Will people take your stock from you at a higher price than you paid for it, or you are buying and hoping to sell at a higher price. That's kind of the spirit of the thing; that's where the turnover comes from. And it's very, very dangerous. Add to that, stock prices became especially important during the '80s when we had executive-compensation options and corporations were judging themselves on the price of the stock. And the security analysts were judging the price of the stock. They wanted a short-term earnings guidance, short-term quarterly guidance, or something. And it just gradually turned bigger and bigger, inflamed--if that's the right word and I think is--by the huge boom we had in the '80s and '90s. Stocks looked like easy street. There is no easy street. And so it all kind of accumulated to the point where speculation has crowded out a lot of investment.

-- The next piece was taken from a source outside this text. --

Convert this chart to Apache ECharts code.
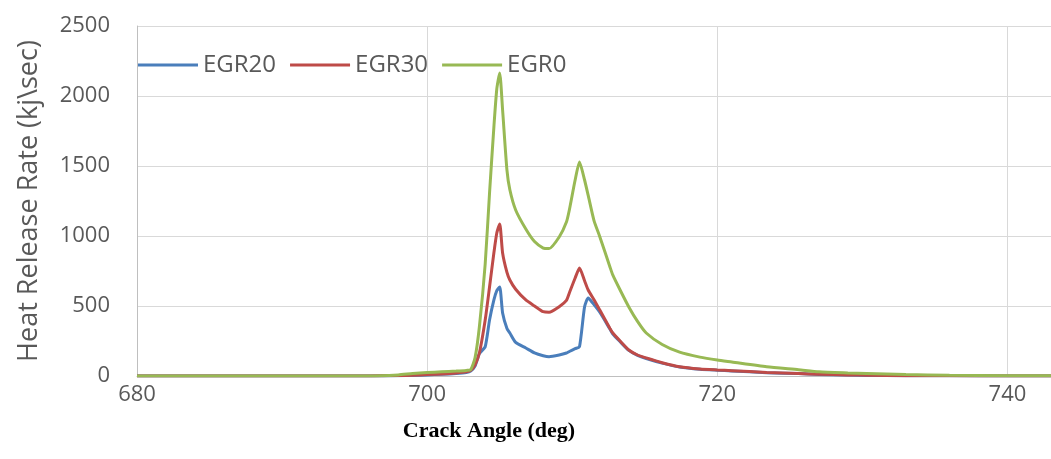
<!DOCTYPE html>
<html>
<head>
<meta charset="utf-8">
<script src="https://cdn.jsdelivr.net/npm/echarts@6/dist/echarts.min.js"></script>
<style>html,body{margin:0;padding:0;background:#fff}#c{width:1051px;height:459px}</style>
</head>
<body>
<div id="c"></div>
<script>
var angles = [680,690,696,698,699,700,701,702,702.7,703.0,703.3,703.6,704.0,704.3,704.6,704.8,705.0,705.2,705.5,705.7,706.1,706.8,707.4,708.0,708.4,709.1,709.6,709.8,710.2,710.5,710.85,711.1,711.5,711.9,712.6,712.8,713.3,713.9,714.5,715.1,716.2,717.4,718.8,720,721,723.4,725.6,727,729,730.3,733,736,740,743];
var egr0  = [0,0,0,8,18,25,30,35,40,45,130,352,800,1307,1780,2050,2164,1900,1470,1330,1186,1050,960,914,910,993,1100,1186,1400,1529,1400,1290,1110,995,779,720,614,493,390,307,225,170,135,114,100,66,45,30,22,18,10,5,2,1];
var egr30 = [0,0,0,3,6,10,15,22,30,40,80,164,400,636,880,1021,1086,879,740,686,620,543,500,459,455,495,540,593,700,771,680,614,545,471,340,307,250,186,150,129,95,66,50,43,38,25,18,12,8,5,2,1,0,0];
var egr20 = [0,0,0,2,4,8,12,18,25,35,70,160,209,400,543,610,636,450,340,307,240,200,165,145,138,150,164,175,195,209,495,557,510,455,335,300,245,183,148,125,92,64,48,41,36,24,17,11,7,4,2,1,0,0];
var xTicks = [680,700,720,740];
var yTicks = [0,500,1000,1500,2000,2500];

function pairs(v){ return angles.map(function(a,i){ return [a, v[i]]; }); }

var chart = echarts.init(document.getElementById('c'));
var lineCommon = {type:'line', showSymbol:false, smooth:0.2, lineStyle:{width:3}};
chart.setOption({
  animation:false,
  grid:{left:137, right:0, top:26, bottom:83},
  legend:{
    left:133, top:48, itemWidth:60, itemHeight:3, itemGap:14, icon:'rect',
    textStyle:{fontFamily:'Open Sans', fontSize:24, color:'#595959'},
    data:['EGR20','EGR30','EGR0']
  },
  xAxis:{
    type:'value', min:xTicks[0], max:743, interval:20,
    axisLine:{show:true, lineStyle:{color:'#bfbfbf', width:1}},
    axisTick:{show:false},
    splitLine:{show:true, lineStyle:{color:'#d9d9d9', width:1}},
    axisLabel:{margin:8, showMaxLabel:false, fontFamily:'Open Sans', fontSize:22, color:'#595959',
      formatter:function(v){ return xTicks.indexOf(v) >= 0 ? String(v) : ''; }}
  },
  yAxis:{
    type:'value', min:yTicks[0], max:yTicks[yTicks.length-1], interval:500,
    name:'Heat Release Rate (kj\\sec)', nameLocation:'middle', nameGap:94, nameRotate:90,
    nameTextStyle:{fontFamily:'Open Sans', fontSize:27, color:'#595959'},
    axisLine:{show:true, lineStyle:{color:'#bfbfbf', width:1}},
    axisTick:{show:false},
    splitLine:{show:true, lineStyle:{color:'#d9d9d9', width:1}},
    axisLabel:{margin:27, fontFamily:'Open Sans', fontSize:22, color:'#595959',
      formatter:function(v){ return String(v); }}
  },
  graphic:[{type:'text', x:489, y:420, style:{text:'Crack Angle (deg)', textAlign:'center', font:'bold 22px "Liberation Serif"', fill:'#000'}}],
  series:[
    Object.assign({}, lineCommon, {name:'EGR20', color:'#4a7ebb', data:pairs(egr20)}),
    Object.assign({}, lineCommon, {name:'EGR30', color:'#be4b48', data:pairs(egr30)}),
    Object.assign({}, lineCommon, {name:'EGR0',  color:'#98b954', data:pairs(egr0)})
  ]
});
</script>
</body>
</html>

One example I used in the book is, how do you measure this? Well, if you call investment fulfilling the basic function of the financial system, and that is directing capital to its highest and best uses, you're talking about money gets directed in new ventures, existing companies, innovative companies, whatever it might be. And that has been running about $250 billion a year. How do you measure speculation? [You do so] by the amount of trading that goes on in the market, and that's around $33 trillion a year. So, if you want to look at it hard-nosed, 99.2% of what goes on in the market is speculation and 0.8% is an investment in the stock market.

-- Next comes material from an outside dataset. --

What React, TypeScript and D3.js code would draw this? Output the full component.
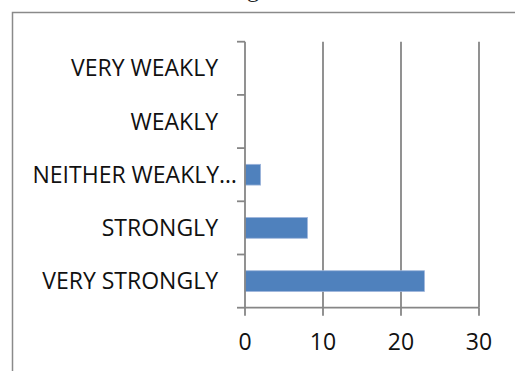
import React from "react";
import * as d3 from "d3";

// Survey responses, listed top to bottom as they appear on the chart
const categories = ["VERY WEAKLY", "WEAKLY", "NEITHER WEAKLY…", "STRONGLY", "VERY STRONGLY"];
const counts = [0, 0, 2, 8, 23];
const xTicks = [0, 10, 20, 30];

const W = 515;
const H = 371;
const FONT = "'Open Sans', sans-serif";
const BAR = "#4F81BD";
const GRID = "#868686";

export default function App() {
  const x = d3.scaleLinear().domain([0, 30]).range([245, 479]);
  const y = d3.scaleBand<string>().domain(categories).range([41.7, 307.7]).padding(0);
  const bw = y.bandwidth();
  const barH = bw * 0.39;
  const bounds = [...categories.map((c) => y(c)!), 307.7];

  return (
    <svg
      width={W}
      height={H}
      style={{ position: "absolute", left: 0, top: 0, background: "#fff" }}
      fontFamily={FONT}
    >
      {/* heading text just above the frame */}
      <text x={247} y={-3} fontFamily="'Liberation Serif', serif" fontSize={24} fill="#222">g</text>

      {/* chart frame */}
      <rect x={12.5} y={12.5} width={W} height={H} fill="none" stroke="#8a8a8a" strokeWidth={1.5} />

      {/* vertical gridlines */}
      {xTicks.filter((t) => t > 0).map((t) => (
        <line key={t} x1={x(t)} x2={x(t)} y1={41.7} y2={307.7} stroke={GRID} strokeWidth={1.8} />
      ))}

      {/* bars */}
      {categories.map((c, i) =>
        counts[i] > 0 ? (
          <rect
            key={c}
            x={x(0)}
            y={y(c)! + (bw - barH) / 2}
            width={x(counts[i]) - x(0)}
            height={barH}
            fill={BAR}
            stroke="#9db5db"
            strokeWidth={0.8}
          />
        ) : null
      )}

      {/* category axis */}
      <line x1={x(0)} x2={x(0)} y1={41.7} y2={307.7} stroke={GRID} strokeWidth={1.8} />
      {bounds.map((b, i) => (
        <line key={i} x1={x(0) - 8} x2={x(0)} y1={b} y2={b} stroke={GRID} strokeWidth={1.8} />
      ))}

      {/* value axis */}
      <line x1={x(0)} x2={x(30)} y1={307.7} y2={307.7} stroke={GRID} strokeWidth={1.8} />
      {xTicks.map((t) => (
        <line key={t} x1={x(t)} x2={x(t)} y1={307.7} y2={315.7} stroke={GRID} strokeWidth={1.8} />
      ))}

      {/* category labels */}
      {categories.map((c) => (
        <text
          key={c}
          x={c.endsWith("…") ? x(0) - 8 : x(0) - 27}
          y={y(c)! + bw / 2}
          dy="0.35em"
          textAnchor="end"
          fontSize={23}
          fill="#111"
        >
          {c}
        </text>
      ))}

      {/* value tick labels */}
      {xTicks.map((t) => (
        <text key={t} x={x(t)} y={350} textAnchor="middle" fontSize={23} fill="#111">
          {t}
        </text>
      ))}
    </svg>
  );
}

Benz: What in your view would reverse that trend toward speculation? What are some steps that could be taken?
Bogle: Well, first of all, there's a natural tendency for it to blow itself out. If we had good market decline, for example.
Benz: And we did.
Bogle: And we see some of it now. High-frequency trading is distinctly less now and then we'd have to have a big market blowout, of course. There are a number of other factors. [One is] waking up investors--speculators lose, investors win, by definition. I mean think of this example. There are 500 stocks in the S&P 500, and let’s assume that half of the number of shares outstanding of each are owned by long-term investors who never trade. The other half is owned by speculators who trade with a frenzy. The investors by definition will capture the market return, investors as a group, and the speculators by definition will capture the market return, too, but only before deducting the cost of all that speculation.
So, it's a mathematical tautology that investing wins and speculating loses. And if we could ever get investors to focus on that simple fact, as Ben Graham said--he has got more good quotes, but I think this maybe his very best--in the short run the stock market is a voting machine, but in the long run the stock market is a weighing machine. We have to get back to that. And he was taking this on by the way because it was starting to happen when he was still alive. He died I think in 1949. And it was starting to happen even then, and he was criticizing all the institutional trading. He was talking about these institutions are great big laundries that take in each other's laundry every day and clean it up and send it out to somebody else. He was a wise man.